# STATED TASK:
Leave out every picture, then transcribe the rest of the listing exactly.

◆ ◆ ◆ ◆ ◆

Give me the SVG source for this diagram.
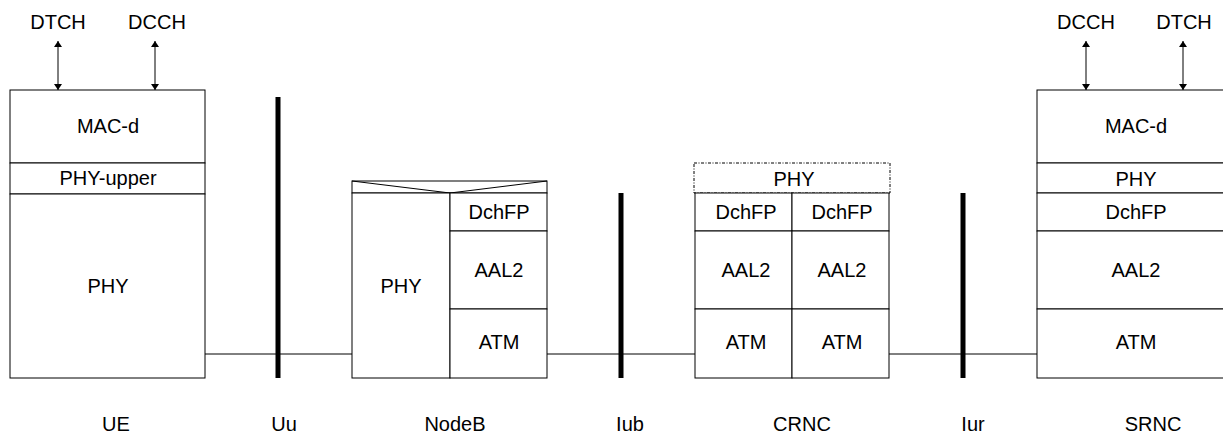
<svg xmlns="http://www.w3.org/2000/svg" width="1223" height="436" viewBox="0 0 1223 436">
<style>
.b{fill:#fff;stroke:#000;stroke-width:1}
.t{font-family:"Liberation Sans",Arial,sans-serif;font-size:20px;fill:#000;text-anchor:middle}
.l{stroke:#000;stroke-width:1;fill:none}
.bar{stroke:#000;stroke-width:5}
.d{fill:#fff;stroke:#000;stroke-width:1;stroke-dasharray:3,1.5,1,1.5}
</style>
<defs>
<marker id="ah" viewBox="0 0 6 8" refX="6" refY="4" markerWidth="6" markerHeight="8" markerUnits="userSpaceOnUse" orient="auto-start-reverse">
<path d="M0,0 L6,4 L0,8 z" fill="#000"/>
</marker>
</defs>
<g id="connectors">
<line class="l" x1="205" y1="354" x2="352" y2="354"/>
<line class="l" x1="547" y1="354" x2="695" y2="354"/>
<line class="l" x1="889" y1="354" x2="1037" y2="354"/>
<line class="l" x1="58" y1="41" x2="58" y2="90" marker-start="url(#ah)" marker-end="url(#ah)"/>
<line class="l" x1="155" y1="41" x2="155" y2="90" marker-start="url(#ah)" marker-end="url(#ah)"/>
<line class="l" x1="1086" y1="41" x2="1086" y2="90" marker-start="url(#ah)" marker-end="url(#ah)"/>
<line class="l" x1="1183" y1="41" x2="1183" y2="90" marker-start="url(#ah)" marker-end="url(#ah)"/>
</g>
<g id="UE">
<rect class="b" x="10" y="90" width="195" height="73"/>
<rect class="b" x="10" y="163" width="195" height="31"/>
<rect class="b" x="10" y="194" width="195" height="184"/>
<text class="t" x="108" y="133">MAC-d</text>
<text class="t" x="108" y="185">PHY-upper</text>
<text class="t" x="108" y="293">PHY</text>
<text class="t" x="58" y="29">DTCH</text>
<text class="t" x="157" y="29">DCCH</text>
<text class="t" x="116" y="431">UE</text>
</g>
<g id="Uu">
<line class="bar" x1="278" y1="97" x2="278" y2="378"/>
<text class="t" x="284" y="431">Uu</text>
</g>
<g id="NodeB">
<rect class="b" x="352" y="181" width="195" height="12"/>
<path class="l" d="M352,181 L450,193 L547,181"/>
<rect class="b" x="352" y="193" width="98" height="185"/>
<rect class="b" x="450" y="193" width="97" height="38"/>
<rect class="b" x="450" y="231" width="97" height="78"/>
<rect class="b" x="450" y="309" width="97" height="69"/>
<text class="t" x="401" y="293">PHY</text>
<text class="t" x="499" y="219">DchFP</text>
<text class="t" x="499" y="277">AAL2</text>
<text class="t" x="499" y="349">ATM</text>
<text class="t" x="455" y="431">NodeB</text>
</g>
<g id="Iub">
<line class="bar" x1="621" y1="193" x2="621" y2="378"/>
<text class="t" x="630" y="431">Iub</text>
</g>
<g id="CRNC">
<rect class="d" x="694" y="163" width="196" height="30"/>
<rect class="b" x="695" y="193" width="97" height="38"/>
<rect class="b" x="792" y="193" width="97" height="38"/>
<rect class="b" x="695" y="231" width="97" height="78"/>
<rect class="b" x="792" y="231" width="97" height="78"/>
<rect class="b" x="695" y="309" width="97" height="69"/>
<rect class="b" x="792" y="309" width="97" height="69"/>
<text class="t" x="794" y="186">PHY</text>
<text class="t" x="746" y="219">DchFP</text>
<text class="t" x="842" y="219">DchFP</text>
<text class="t" x="746" y="277">AAL2</text>
<text class="t" x="842" y="277">AAL2</text>
<text class="t" x="746" y="349">ATM</text>
<text class="t" x="842" y="349">ATM</text>
<text class="t" x="802" y="431">CRNC</text>
</g>
<g id="Iur">
<line class="bar" x1="963" y1="193" x2="963" y2="378"/>
<text class="t" x="973" y="431">Iur</text>
</g>
<g id="SRNC">
<rect class="b" x="1037" y="90" width="198" height="73"/>
<rect class="b" x="1037" y="163" width="198" height="30"/>
<rect class="b" x="1037" y="193" width="198" height="38"/>
<rect class="b" x="1037" y="231" width="198" height="78"/>
<rect class="b" x="1037" y="309" width="198" height="69"/>
<text class="t" x="1136" y="133">MAC-d</text>
<text class="t" x="1136" y="186">PHY</text>
<text class="t" x="1136" y="219">DchFP</text>
<text class="t" x="1136" y="277">AAL2</text>
<text class="t" x="1136" y="349">ATM</text>
<text class="t" x="1086" y="29">DCCH</text>
<text class="t" x="1184" y="29">DTCH</text>
<text class="t" x="1153" y="431">SRNC</text>
</g>
</svg>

◆ ◆ ◆ ◆ ◆

# PROBLEM SOLUTION:
Give me the SVG source for this diagram.
<svg xmlns="http://www.w3.org/2000/svg" width="1223" height="436" viewBox="0 0 1223 436">
<style>
.b{fill:#fff;stroke:#000;stroke-width:1}
.t{font-family:"Liberation Sans",Arial,sans-serif;font-size:20px;fill:#000;text-anchor:middle}
.l{stroke:#000;stroke-width:1;fill:none}
.bar{stroke:#000;stroke-width:5}
.d{fill:#fff;stroke:#000;stroke-width:1;stroke-dasharray:3,1.5,1,1.5}
</style>
<defs>
<marker id="ah" viewBox="0 0 6 8" refX="6" refY="4" markerWidth="6" markerHeight="8" markerUnits="userSpaceOnUse" orient="auto-start-reverse">
<path d="M0,0 L6,4 L0,8 z" fill="#000"/>
</marker>
</defs>
<g id="connectors">
<line class="l" x1="205" y1="354" x2="352" y2="354"/>
<line class="l" x1="547" y1="354" x2="695" y2="354"/>
<line class="l" x1="889" y1="354" x2="1037" y2="354"/>
<line class="l" x1="58" y1="41" x2="58" y2="90" marker-start="url(#ah)" marker-end="url(#ah)"/>
<line class="l" x1="155" y1="41" x2="155" y2="90" marker-start="url(#ah)" marker-end="url(#ah)"/>
<line class="l" x1="1086" y1="41" x2="1086" y2="90" marker-start="url(#ah)" marker-end="url(#ah)"/>
<line class="l" x1="1183" y1="41" x2="1183" y2="90" marker-start="url(#ah)" marker-end="url(#ah)"/>
</g>
<g id="UE">
<rect class="b" x="10" y="90" width="195" height="73"/>
<rect class="b" x="10" y="163" width="195" height="31"/>
<rect class="b" x="10" y="194" width="195" height="184"/>
<text class="t" x="108" y="133">MAC-d</text>
<text class="t" x="108" y="185">PHY-upper</text>
<text class="t" x="108" y="293">PHY</text>
<text class="t" x="58" y="29">DTCH</text>
<text class="t" x="157" y="29">DCCH</text>
<text class="t" x="116" y="431">UE</text>
</g>
<g id="Uu">
<line class="bar" x1="278" y1="97" x2="278" y2="378"/>
<text class="t" x="284" y="431">Uu</text>
</g>
<g id="NodeB">
<rect class="b" x="352" y="181" width="195" height="12"/>
<path class="l" d="M352,181 L450,193 L547,181"/>
<rect class="b" x="352" y="193" width="98" height="185"/>
<rect class="b" x="450" y="193" width="97" height="38"/>
<rect class="b" x="450" y="231" width="97" height="78"/>
<rect class="b" x="450" y="309" width="97" height="69"/>
<text class="t" x="401" y="293">PHY</text>
<text class="t" x="499" y="219">DchFP</text>
<text class="t" x="499" y="277">AAL2</text>
<text class="t" x="499" y="349">ATM</text>
<text class="t" x="455" y="431">NodeB</text>
</g>
<g id="Iub">
<line class="bar" x1="621" y1="193" x2="621" y2="378"/>
<text class="t" x="630" y="431">Iub</text>
</g>
<g id="CRNC">
<rect class="d" x="694" y="163" width="196" height="30"/>
<rect class="b" x="695" y="193" width="97" height="38"/>
<rect class="b" x="792" y="193" width="97" height="38"/>
<rect class="b" x="695" y="231" width="97" height="78"/>
<rect class="b" x="792" y="231" width="97" height="78"/>
<rect class="b" x="695" y="309" width="97" height="69"/>
<rect class="b" x="792" y="309" width="97" height="69"/>
<text class="t" x="794" y="186">PHY</text>
<text class="t" x="746" y="219">DchFP</text>
<text class="t" x="842" y="219">DchFP</text>
<text class="t" x="746" y="277">AAL2</text>
<text class="t" x="842" y="277">AAL2</text>
<text class="t" x="746" y="349">ATM</text>
<text class="t" x="842" y="349">ATM</text>
<text class="t" x="802" y="431">CRNC</text>
</g>
<g id="Iur">
<line class="bar" x1="963" y1="193" x2="963" y2="378"/>
<text class="t" x="973" y="431">Iur</text>
</g>
<g id="SRNC">
<rect class="b" x="1037" y="90" width="198" height="73"/>
<rect class="b" x="1037" y="163" width="198" height="30"/>
<rect class="b" x="1037" y="193" width="198" height="38"/>
<rect class="b" x="1037" y="231" width="198" height="78"/>
<rect class="b" x="1037" y="309" width="198" height="69"/>
<text class="t" x="1136" y="133">MAC-d</text>
<text class="t" x="1136" y="186">PHY</text>
<text class="t" x="1136" y="219">DchFP</text>
<text class="t" x="1136" y="277">AAL2</text>
<text class="t" x="1136" y="349">ATM</text>
<text class="t" x="1086" y="29">DCCH</text>
<text class="t" x="1184" y="29">DTCH</text>
<text class="t" x="1153" y="431">SRNC</text>
</g>
</svg>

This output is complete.